Thaller demonstrated via several examples that we do not in fact get everything we need from computer scientists. He pointed out that two big questions were identified in his own work twelve years ago: the need for software for dynamic editions, and the need for mass digitization. Since 1996 mass digitization has come a long way in Germany, and many projects are now underway to image millions of pages of manuscripts and incunabula in that country. Dynamic editions, on the other hand, while there has been some valuable work on tools and publications, seem very little closer than they were twelve years ago.

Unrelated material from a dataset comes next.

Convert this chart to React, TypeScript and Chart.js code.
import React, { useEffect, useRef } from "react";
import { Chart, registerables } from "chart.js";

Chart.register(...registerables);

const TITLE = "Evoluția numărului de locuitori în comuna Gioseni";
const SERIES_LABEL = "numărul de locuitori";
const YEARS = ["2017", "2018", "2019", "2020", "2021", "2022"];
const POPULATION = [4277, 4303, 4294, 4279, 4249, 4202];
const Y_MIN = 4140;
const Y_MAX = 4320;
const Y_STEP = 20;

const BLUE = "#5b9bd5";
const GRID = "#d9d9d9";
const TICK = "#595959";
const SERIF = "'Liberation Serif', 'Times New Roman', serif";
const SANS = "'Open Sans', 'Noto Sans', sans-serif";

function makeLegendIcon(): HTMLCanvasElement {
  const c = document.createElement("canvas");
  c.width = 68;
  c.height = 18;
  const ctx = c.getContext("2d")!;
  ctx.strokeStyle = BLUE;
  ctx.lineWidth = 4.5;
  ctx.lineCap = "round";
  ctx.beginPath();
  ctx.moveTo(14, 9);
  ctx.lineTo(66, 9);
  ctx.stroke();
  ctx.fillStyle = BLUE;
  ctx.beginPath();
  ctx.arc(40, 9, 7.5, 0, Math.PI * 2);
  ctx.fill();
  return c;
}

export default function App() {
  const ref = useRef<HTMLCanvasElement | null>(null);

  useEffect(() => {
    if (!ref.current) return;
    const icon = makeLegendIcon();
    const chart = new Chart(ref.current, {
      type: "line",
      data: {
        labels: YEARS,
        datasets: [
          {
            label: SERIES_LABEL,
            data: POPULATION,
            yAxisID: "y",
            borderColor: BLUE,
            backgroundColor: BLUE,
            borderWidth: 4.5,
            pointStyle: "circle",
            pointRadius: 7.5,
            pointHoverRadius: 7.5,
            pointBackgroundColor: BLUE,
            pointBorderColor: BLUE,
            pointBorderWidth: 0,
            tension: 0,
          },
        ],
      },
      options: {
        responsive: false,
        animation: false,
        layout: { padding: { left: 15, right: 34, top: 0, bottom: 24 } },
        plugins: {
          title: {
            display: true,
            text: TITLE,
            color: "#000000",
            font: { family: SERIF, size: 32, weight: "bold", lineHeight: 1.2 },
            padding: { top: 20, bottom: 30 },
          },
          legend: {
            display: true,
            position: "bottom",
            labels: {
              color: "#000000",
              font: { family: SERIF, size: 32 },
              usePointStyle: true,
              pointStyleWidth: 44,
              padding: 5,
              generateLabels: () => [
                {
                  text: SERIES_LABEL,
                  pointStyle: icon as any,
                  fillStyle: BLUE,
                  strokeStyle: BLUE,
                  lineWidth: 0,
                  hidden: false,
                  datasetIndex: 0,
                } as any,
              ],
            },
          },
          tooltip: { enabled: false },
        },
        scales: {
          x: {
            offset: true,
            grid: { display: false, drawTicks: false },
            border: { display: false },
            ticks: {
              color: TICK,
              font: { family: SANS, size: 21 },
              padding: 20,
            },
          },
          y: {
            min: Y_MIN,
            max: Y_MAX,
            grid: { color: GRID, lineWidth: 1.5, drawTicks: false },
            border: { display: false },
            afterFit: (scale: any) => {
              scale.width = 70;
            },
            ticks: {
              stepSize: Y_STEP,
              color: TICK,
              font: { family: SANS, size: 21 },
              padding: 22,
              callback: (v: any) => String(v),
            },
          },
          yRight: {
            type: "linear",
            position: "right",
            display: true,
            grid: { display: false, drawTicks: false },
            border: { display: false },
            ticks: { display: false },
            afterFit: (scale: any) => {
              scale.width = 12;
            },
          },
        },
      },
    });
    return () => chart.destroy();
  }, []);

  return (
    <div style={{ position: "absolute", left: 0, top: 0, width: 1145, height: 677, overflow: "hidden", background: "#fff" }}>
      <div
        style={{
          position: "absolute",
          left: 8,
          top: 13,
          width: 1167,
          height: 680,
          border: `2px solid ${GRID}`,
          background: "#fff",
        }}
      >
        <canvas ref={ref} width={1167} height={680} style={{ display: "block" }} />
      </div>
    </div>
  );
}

Most importantly, we as humanists need to recognize that any collaboration with computer scientists is a reciprocal arrangement, that we offer skills as well as receive services. One of the most difficult challenges facing computer scientists today, we hear, is to engage with, organise, and add semantic value to the mass of imprecise, ambiguous, incomplete, unstructured, and out-of-control data that is the Web. Humanists have spent the last two hundred years studying imprecise, ambiguous, incomplete, unstructured, and out-of-control materials. If we do not lend our experience and expertise to help the computer scientists solve this problem, than we can not expect free help from them to solve our problems.
I do not know very much about computer science but have worked with computers with my job. The last time they changed to a more modern system, with cutting edge technology my workload trebled overnight. Sometimes the technology is a hindrance not a help.